“Don’t let me bully you!” — that’s what a black belt once said to me while pressing his knee into my chest. “Do something!”
Those words come back to my mind again and again. Life lessons. Don’t let people push you around. Don’t let people mess with you.
The man was 15–20 years younger than me, but you can always learn from anyone.
You shouldn’t give up so easily. You have to fight. And that applies to every aspect of life, not only to Jiu-Jitsu.
I have to shift from “I survived” to “I was fighting” — and that’s a big psychological step. I already started doing it in my last class, but I need to stay even more focused. To fight.
People often say that BJJ changed their lives. Maybe this is what they mean: learning to fight under stressful conditions instead of just saying, “I give up.”
To survive — but to know why you survived.
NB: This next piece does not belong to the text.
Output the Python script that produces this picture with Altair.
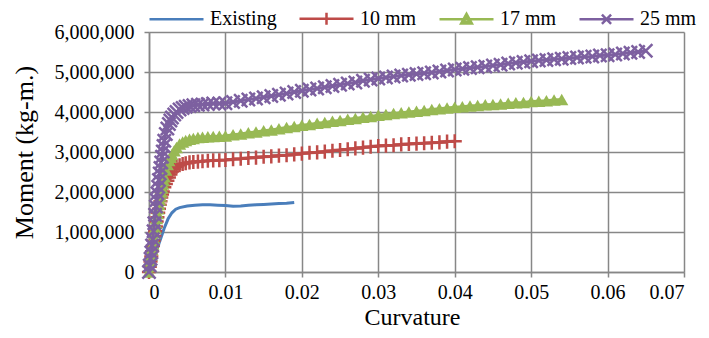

To control fear and anger. To control your breathing. To explode at the right moment. Maybe not just to say, “The guy was 50 pounds heavier,” but to analyze what I can do next time to escape, to improve my position, and maybe even to make him tap — and not let him bully me.
As Renzo Gracie is quoted in Sam Sheridan’s book The Fighter’s Mind:
“…if we go until one of us quits, it’s never gonna be me.”
Those are the words of one of the best black belts in the world. And I’m just at the starting line of an ultra-marathon that may not even have a finish line.